В 1930-е гг. антрополог Жермен Тийон изучала обычаи берберов. Наблюдала за их поведением, мимикой, анализировала одежду, предметы быта, особенности перемещений и поняла некоторые нюансы психики и культуры аборигенов. Она очень полюбила этих молчаливых людей, окруживших ее своей заботой. Когда она примкнула к Сопротивлению, то вместе с участниками «Сети музея Человека» была арестована и отправлена в Равенсбрюк. Чтобы смело перенести утрату свободы, унижение и постоянный риск смерти, имея в памяти базу проверенных кодов безопасности, она продолжила свои исследования в лагере. Жермен фиксировала перемещения, мимику и жесты эсэсовцев и каждый вечер объясняла в бараке товарищам по несчастью то, что ей удалось понять. Такая же заключенная, Женевьев де Голль, рассказывает, насколько это поддерживало их. Ежедневные беседы стали причиной возникновения дружеской приязни в абсолютно ужасном контексте. Смысл, который придавали кошмарным фактам наблюдения Жермен Тийон, позволили женщинам не сломаться в заключении. «Когда мы знаем, что нужно делать, враждебная сила не способна нас раздавить». Сразу после войны обе женщины, пережившие травму, оказались лицом к лицу с необходимостью строить будущее в социуме. Их собственные раны сделали их альтруистками, чувствительными к любому проявлению несправедливости и страданию. Представление о былом несчастье выглядело на графике, как кривая, постепенно спускающаяся вниз, — это произошло в тот момент, когда им пришлось вновь учиться жить среди людей. Этим женщинам никогда не было стыдно за время, проведенное в заключении.

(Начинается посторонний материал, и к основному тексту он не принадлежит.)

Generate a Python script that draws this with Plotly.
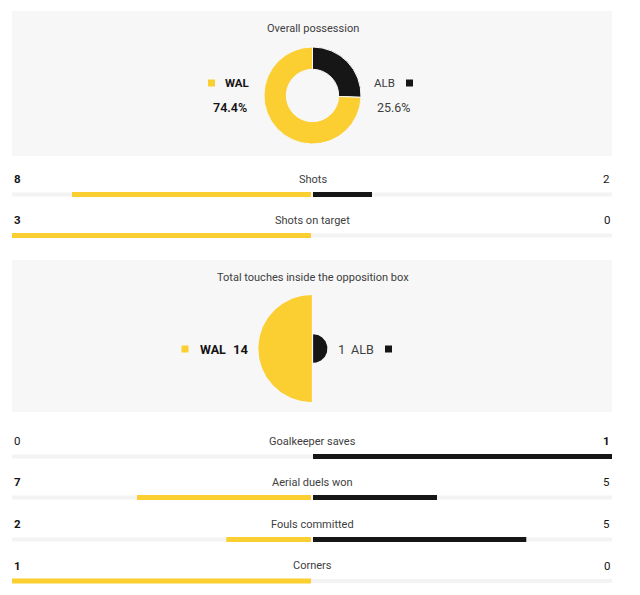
import math
import plotly.graph_objects as go

# ---------------- data ----------------
teams = ["WAL", "ALB"]
possession = [74.4, 25.6]
touches_title = "Total touches inside the opposition box"
touches = [14, 1]
stat_names = ["Shots", "Shots on target", "Goalkeeper saves",
              "Aerial duels won", "Fouls committed", "Corners"]
wal_vals = [8, 3, 0, 7, 2, 1]
alb_vals = [2, 0, 1, 5, 5, 0]
wal_bold = [True, True, False, True, True, True]
alb_bold = [False, False, True, False, False, False]

# ---------------- layout constants ----------------
W, H = 640, 595
YEL = "#fbcf31"
BLK = "#161616"
PANEL = "#f7f7f7"
TRACK = "#f3f3f3"
TXT = "#141414"
LBL = "#404040"
FONT = "Roboto"
LEFT, RIGHT = 12, 612
label_y = [179, 220, 441, 482, 524, 565.5]
BAR_DY = 15.5
BAR_T = 5
GAP = 2.0 / (RIGHT - LEFT)  # ~1px in bar units

fig = go.Figure()

# panels
for (y0, y1) in [(11, 156), (260, 412)]:
    fig.add_shape(type="rect", xref="x", yref="y", x0=LEFT, x1=RIGHT, y0=y0, y1=y1,
                  fillcolor=PANEL, line_width=0, layer="below")

# ---- possession donut (ALB slice clockwise from 12 o'clock) ----
cx, cy, R = 312.5, 95.5, 48.5
fig.add_trace(go.Pie(
    values=possession[::-1], labels=teams[::-1], sort=False, direction="clockwise",
    rotation=0, hole=0.54, textinfo="none", hoverinfo="label+percent",
    marker=dict(colors=[BLK, YEL], line=dict(color=PANEL, width=1)),
    domain=dict(x=[(cx - R) / W, (cx + R) / W], y=[1 - (cy + R) / H, 1 - (cy - R) / H]),
    showlegend=False))

# ---- touches semicircles (area proportional) ----
RMAX = 53.5
tcx, tcy = 312.5, 348.5
vmax = max(touches)
n = 80
for i, (v, col) in enumerate(zip(touches, [YEL, BLK])):
    r = RMAX * math.sqrt(v / vmax)
    side = -1 if i == 0 else 1
    off = -0.6 if i == 0 else 0.6
    xs = [tcx + off + side * r * math.sin(math.pi * k / n) for k in range(n + 1)]
    ys = [tcy - r * math.cos(math.pi * k / n) for k in range(n + 1)]
    fig.add_trace(go.Scatter(x=xs, y=ys, fill="toself", fillcolor=col, mode="lines",
                             line=dict(width=0, color=col), hoverinfo="skip",
                             showlegend=False, xaxis="x", yaxis="y"))

# legend squares
fig.add_trace(go.Scatter(x=[211.5, 409.5, 185, 388.5], y=[83, 83, 349, 349], mode="markers",
                         marker=dict(symbol="square", size=7, color=[YEL, BLK, YEL, BLK]),
                         hoverinfo="skip", showlegend=False, xaxis="x", yaxis="y"))

# ---- stat bars ----
bar_y = [y + BAR_DY for y in label_y]
fig.add_trace(go.Bar(y=bar_y, x=[2] * len(bar_y), base=[-1] * len(bar_y), orientation="h",
                     width=BAR_T - 1, marker=dict(color=TRACK, line_width=0),
                     hoverinfo="skip", showlegend=False, xaxis="x2", yaxis="y2"))
wal_frac = [a / (a + b) if a + b else 0 for a, b in zip(wal_vals, alb_vals)]
alb_frac = [b / (a + b) if a + b else 0 for a, b in zip(wal_vals, alb_vals)]
fig.add_trace(go.Bar(y=bar_y, x=[-max(f - GAP, 0) for f in wal_frac], base=[-GAP] * len(bar_y),
                     orientation="h", width=BAR_T, marker=dict(color=YEL, line_width=0),
                     customdata=wal_vals, hovertemplate="WAL %{customdata}<extra></extra>",
                     showlegend=False, xaxis="x2", yaxis="y2"))
fig.add_trace(go.Bar(y=bar_y, x=[max(f - GAP, 0) for f in alb_frac], base=[GAP] * len(bar_y),
                     orientation="h", width=BAR_T, marker=dict(color=BLK, line_width=0),
                     customdata=alb_vals, hovertemplate="ALB %{customdata}<extra></extra>",
                     showlegend=False, xaxis="x2", yaxis="y2"))

ann = []
def A(x, y, text, size=11, color=TXT, weight="normal", xanchor="center"):
    ann.append(dict(x=x, y=y, xref="x", yref="y", text=text, showarrow=False,
                    xanchor=xanchor, yanchor="middle",
                    font=dict(family=FONT, size=size, color=color, weight=weight)))

for name, ly, a, b, ab, bb in zip(stat_names, label_y, wal_vals, alb_vals, wal_bold, alb_bold):
    A(312.5, ly, name, color=LBL)
    A(LEFT, ly, str(a), size=11.5, weight="bold" if ab else "normal", xanchor="left")
    A(RIGHT, ly, str(b), size=11.5, weight="bold" if bb else "normal", xanchor="right")

A(312.5, 28, "Overall possession", color=LBL)
A(223, 83, teams[0], size=11.5, weight="bold", xanchor="left")
A(397, 83, teams[1], size=11.5, color=LBL, xanchor="right")
A(249, 107, f"{possession[0]}%", size=12.5, weight=600, xanchor="right")
A(375, 107, f"{possession[1]}%", size=12.5, color=LBL, xanchor="left")

A(312.5, 277, touches_title, color=LBL)
A(198, 349.5, teams[0], size=12.5, weight="bold", xanchor="left")
A(250, 349.5, str(touches[0]), size=13, weight="bold", xanchor="right")
A(336, 349.5, str(touches[1]), size=13, color=LBL, xanchor="left")
A(376, 349.5, teams[1], size=12.5, color=LBL, xanchor="right")

hid = dict(visible=False, fixedrange=True)
fig.update_layout(
    width=W, height=H, margin=dict(l=0, r=0, t=0, b=0),
    paper_bgcolor="white", plot_bgcolor="rgba(0,0,0,0)",
    barmode="overlay", annotations=ann,
    xaxis=dict(domain=[0, 1], range=[0, W], **hid),
    yaxis=dict(domain=[0, 1], range=[H, 0], **hid),
    xaxis2=dict(domain=[LEFT / W, RIGHT / W], range=[-1, 1], anchor="y2", **hid),
    yaxis2=dict(domain=[0, 1], range=[H, 0], anchor="x2", overlaying="y", **hid),
)
fig.write_html("out.html")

Когда стыд внутри нас растет из-за чрезмерной генетической чувствительности, неудачных эмоциональных связей в прошлом, повторяющихся реляционистских неудач, бесполезно говорить о каких-либо межличностных отношениях. И тогда мы сами изолируем себя — чтобы меньше страдать от того, что мешает нам придать смысл произошедшему. Мы рискуем стать жертвами сложных теорий, допускающих жизненный порыв в абсолютной в пустыне смысла.

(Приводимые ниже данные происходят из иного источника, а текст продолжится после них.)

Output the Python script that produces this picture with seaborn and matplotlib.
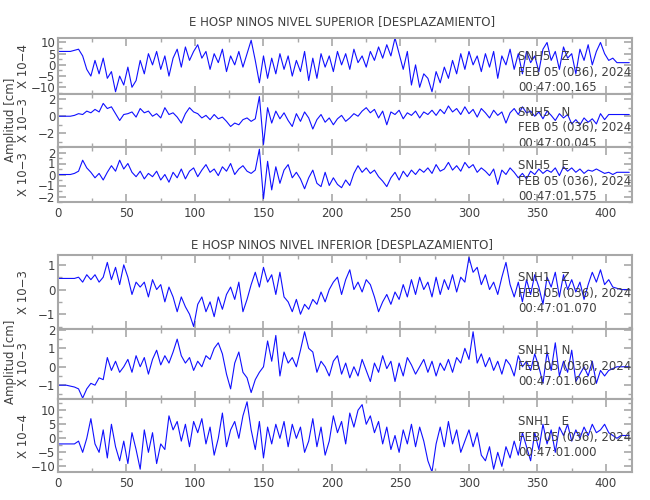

«Магия заключается в том, чтобы изменить природу болезненного чувства, придав ему оттенок чрезмерного благородства». Альфред де Мюссе, размышляя о Святом Страдании, писал: «Ничто не делает нас столь великими, как великая боль… самыми прекрасными оказываются самые исполненные отчаяния песни… Мне известны те бессмертные мотивы, которые есть не что иное, как чистые рыдания». Увенчанная славой жертва очаровательна — благодаря своему Святому Страданию.

Как превратить в Святое Страдание свой стыд, если он — не что иное, как внутренний позор? Мы делаем все, чтобы скрыть его, ибо выставить стыд напоказ означает лишь усилить его. Сложно сделать из стыда произведение искусства, картину блестящей наполеоновской эпопеи, кровавую поэзию, чудесное несчастье. Когда мы встречаем теоретика, объясняющего нам, что наш позор проистекает от другого и достаточно лишь сразиться за выход из тени на свет, как мы сразу же прилипаем к этому человеку, надеясь избавиться от стыда, отравляющего наш внутренний мир.

Жермен Тийон, гордясь, что выдержала испытание Равенсбрюком, смогла управлять своим возвращением в нормальную жизнь. Примо Леви, стыдясь того, что выжил в Аушвице, избрал участь свидетеля, рассказывавшего о пережитой травме, — до момента, когда негационизм превратил его страдания в нонсенс.